O heart weighed down by so many wings
It cannot bear to fly,
I thought I could help you out
By stripping those wings from you
Layer by layer,
So that you could rise up and soar.
But I found that as I pulled off
Wing after wing
It did no good at all,
For you were still weighed down
By the sorrows that filled you up
And kept you from flying,
And when your last wings were gone
You simply died.
The first line of this poem is a complete poem by someone named Joseph Hutchison (whose poetry I am otherwise unfamiliar with) that I read on page 8 of The Poetry Home Repair Manual, by Ted Kooser. To be sure, the first line is a poem itself, but I thought to expand upon it and give my own understanding of a heart that, like an artichoke, has a great many wings but cannot fly because it is weighed down by so many sorrows that its wings are useless for the purposes of flying and simply serve as layers that can be torn off one after another until there is nothing left but what used to be an artichoke heart. There is something poignant in that image of a heart that gives all of itself until it has nothing left, no layers. One can think of those who give of their heart loyal and loving service and kindness to others until they have nothing left for themselves and simply die as a result.
I must admit that I did not grow up thinking much about artichokes or eating them at all growing up, as it was not the habit of my family to eat or grow such vegetables in hot and humid Central Florida. The first time I remember encountering the artichoke in a book was when I read a book written by and for men who had survived childhood sexual abuse, where one of the authors commented on the male heart being like an artichoke heart, where there are layers and layers of meaning to uncover in the ramifications of the experiences that one had to deal with. The image stuck with me, because I have always considered myself to be a person who had a lot of layers of complexity to deal with and who always found in the world that a great many aspects of life (including the Bible as well as one’s relationship with other people) were similarly full of layers that had to be peeled back one after another until one understood one’s existence and the struggles it would entail.

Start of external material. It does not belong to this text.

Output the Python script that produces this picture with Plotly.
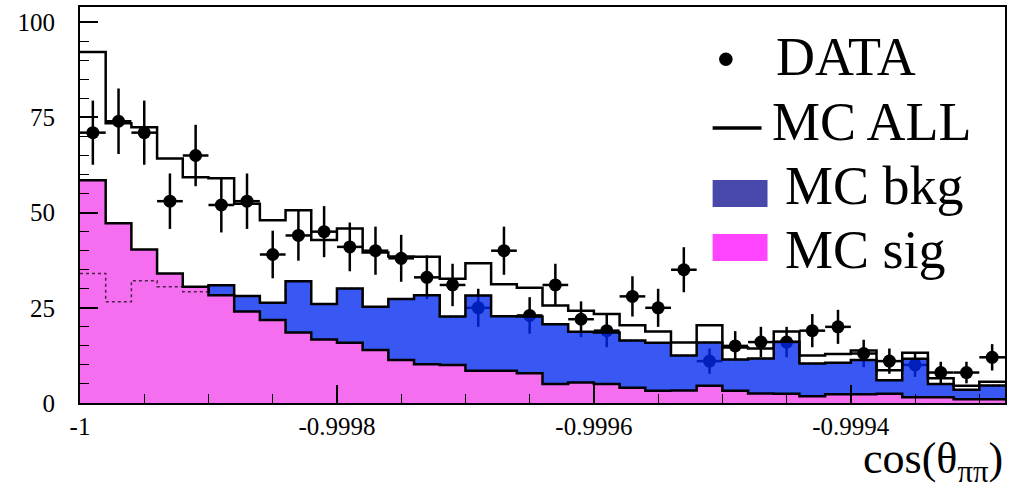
import numpy as np
import plotly.graph_objects as go

# ---- histogram definition ----
x_min = -1.0
bin_width = 2e-5

# ---- values ----
data_counts = [71, 74, 71, 53, 65, 52, 53, 39, 44, 45, 41, 40, 38, 33, 31, 25, 40, 23,
               31, 22, 19, 28, 25, 35, 11, 15, 16, 16, 19, 20, 13, 11, 10, 8, 8, 12]
mc_all = [92.2, 73.5, 72.4, 64.2, 59.3, 59.0, 52.3, 48.0, 50.6, 42.8, 45.8, 39.5,
          38.5, 38.4, 32.6, 36.7, 31.2, 30.3, 25.6, 24.2, 23.4, 20.4, 18.8, 15.9,
          20.4, 14.6, 14.3, 18.8, 12.5, 12.9, 13.8, 8.6, 13.2, 6.5, 4.5, 5.6]
mc_bkg = [34.0, 26.6, 32.1, 30.5, 29.2, 30.9, 28.1, 26.3, 32.0, 26.0, 30.1, 25.3,
          27.3, 28.3, 22.7, 28.2, 22.8, 22.7, 20.7, 18.7, 18.5, 16.4, 15.8, 12.5,
          15.9, 11.4, 11.7, 16.1, 10.4, 10.6, 11.3, 6.0, 11.6, 5.0, 3.5, 4.6]
mc_sig = [58.5, 47.2, 40.3, 34.0, 30.5, 28.3, 24.0, 21.8, 18.5, 16.7, 15.8, 13.9,
          11.3, 10.2, 10.0, 8.5, 8.5, 7.8, 5.0, 5.4, 5.0, 4.0, 3.2, 3.3,
          4.5, 3.2, 2.5, 2.4, 1.8, 2.3, 2.3, 2.4, 1.5, 1.5, 1.0, 1.0]

x_tickvals = [-1.0, -0.9998, -0.9996, -0.9994]
x_ticktext = ["-1", "-0.9998", "-0.9996", "-0.9994"]
y_tickvals = [0, 25, 50, 75, 100]
y_ticktext = ["0", "25", "50", "75", "100"]

legend_labels = ["DATA", "MC ALL", "MC bkg", "MC sig"]
x_title = "cos(θ<sub>ππ</sub>)"

# ---- derived bin geometry ----
n_bins = len(data_counts)
edges = x_min + bin_width * np.arange(n_bins + 1)
centers = edges[:-1] + bin_width / 2


def step(vals):
    return list(vals) + [vals[-1]]


SERIF = "Liberation Serif"
fig = go.Figure()

# data (drawn first so that the hatched fills tint points lying inside them)
fig.add_trace(go.Scatter(
    x=centers, y=data_counts, mode="markers",
    marker=dict(color="black", size=13),
    error_x=dict(type="constant", value=bin_width / 2, thickness=2.5, width=0, color="black"),
    error_y=dict(type="data", array=np.sqrt(data_counts), thickness=2.5, width=0, color="black"),
    hoverinfo="skip"))

# MC background
fig.add_trace(go.Scatter(
    x=edges, y=step(mc_bkg), mode="lines", line_shape="hv",
    fill="tozeroy", fillcolor="rgba(0,40,240,0.78)",
    line=dict(color="black", width=2.5), hoverinfo="skip"))

# MC signal
fig.add_trace(go.Scatter(
    x=edges, y=step(mc_sig), mode="lines", line_shape="hv",
    fill="tozeroy", fillcolor="rgb(245,110,240)",
    line=dict(color="black", width=2.5), hoverinfo="skip"))

# background outline seen through the signal fill
fig.add_trace(go.Scatter(
    x=edges, y=step(mc_bkg), mode="lines", line_shape="hv",
    line=dict(color="rgba(0,0,0,0.7)", width=1.5, dash="dot"), hoverinfo="skip"))

# MC all
fig.add_trace(go.Scatter(
    x=edges, y=step(mc_all), mode="lines", line_shape="hv",
    line=dict(color="black", width=2.5), hoverinfo="skip"))

# ---- layout geometry (pixels) ----
W, H = 1012, 489
L, R, T, B = 80, 5, 7, 86
pw, ph = W - L - R, H - T - B


def px(xp):
    return (xp - L) / pw


def py(yp):
    return (H - B - yp) / ph


shapes = [
    dict(type="circle", xref="paper", yref="paper", x0=px(720.5), x1=px(734), y0=py(66), y1=py(52.5),
         fillcolor="black", line=dict(width=0)),
    dict(type="line", xref="paper", yref="paper", x0=px(714), x1=px(763), y0=py(128), y1=py(128),
         line=dict(color="black", width=3.5)),
    dict(type="rect", xref="paper", yref="paper", x0=px(714), x1=px(769), y0=py(207), y1=py(180),
         fillcolor="#4849aa", line=dict(width=0)),
    dict(type="rect", xref="paper", yref="paper", x0=px(714), x1=px(769), y0=py(261), y1=py(234),
         fillcolor="#ff44ff", line=dict(width=0)),
]

legend_pos = [(776, 57), (771, 122), (785, 186), (785, 250)]
annotations = []
for lab, (lx, ly) in zip(legend_labels, legend_pos):
    annotations.append(dict(text=lab, xref="paper", yref="paper", x=px(lx), y=py(ly),
                            xanchor="left", yanchor="middle", showarrow=False,
                            font=dict(family=SERIF, size=54, color="black")))
annotations.append(dict(text=x_title, xref="paper", yref="paper", x=px(1007), y=py(461),
                        xanchor="right", yanchor="middle", showarrow=False,
                        font=dict(family=SERIF, size=44, color="black")))

fig.update_layout(
    width=W, height=H,
    margin=dict(l=L, r=R, t=T, b=B),
    paper_bgcolor="white", plot_bgcolor="white",
    font=dict(family=SERIF, color="black"),
    showlegend=False,
    shapes=shapes, annotations=annotations,
    xaxis=dict(range=[edges[0], edges[-1]], tickvals=x_tickvals, ticktext=x_ticktext,
               ticks="inside", ticklen=18, tickwidth=1.5, tickcolor="black",
               minor=dict(dtick=5e-5, tick0=x_min, ticks="inside", ticklen=9,
                          tickwidth=1, tickcolor="black"),
               showgrid=False, zeroline=False, showline=True, mirror=True,
               linecolor="black", linewidth=2, ticklabelstandoff=0,
               tickfont=dict(family=SERIF, size=25, color="black")),
    yaxis=dict(range=[0, 104], tickvals=y_tickvals, ticktext=y_ticktext,
               ticks="inside", ticklen=18, tickwidth=1.5, tickcolor="black",
               minor=dict(dtick=5, tick0=0, ticks="inside", ticklen=9,
                          tickwidth=1, tickcolor="black"),
               showgrid=False, zeroline=False, showline=True, mirror=True,
               linecolor="black", linewidth=2, ticklabelstandoff=18,
               tickfont=dict(family=SERIF, size=25, color="black")),
)

fig.write_html("out.html")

One of the downsides of the reading of materials is that all too often people treat texts like artichokes. The critic can all too easily read a book or listen to an album or watch a movie and simply seek to peel layer after layer from the text and pronounce it defective in some fashion until there is nothing left to savor or enjoy and no thought of the coherence of the original work. It is all too easy to think of ourselves as skillful critics because we can tear something apart that we do not consider what there was to begin with, to appreciate the way in which people’s writings speaks to the issues of their own existence and to their desire to be respected and loved for who they are. To be sure, I am an often harsh critic of the works that I encounter, and I am also one of those people whose works, like my heart, is layered and complicated. And as I tear through works, hoping that I appreciate a great deal of what I find even if I find much fault in it, there is always the risk one has in pouring one’s own life into creative works that other people will treat my works and my heart in the same fashion, tearing layer by layer until there is nothing left to recognize or appreciate at all.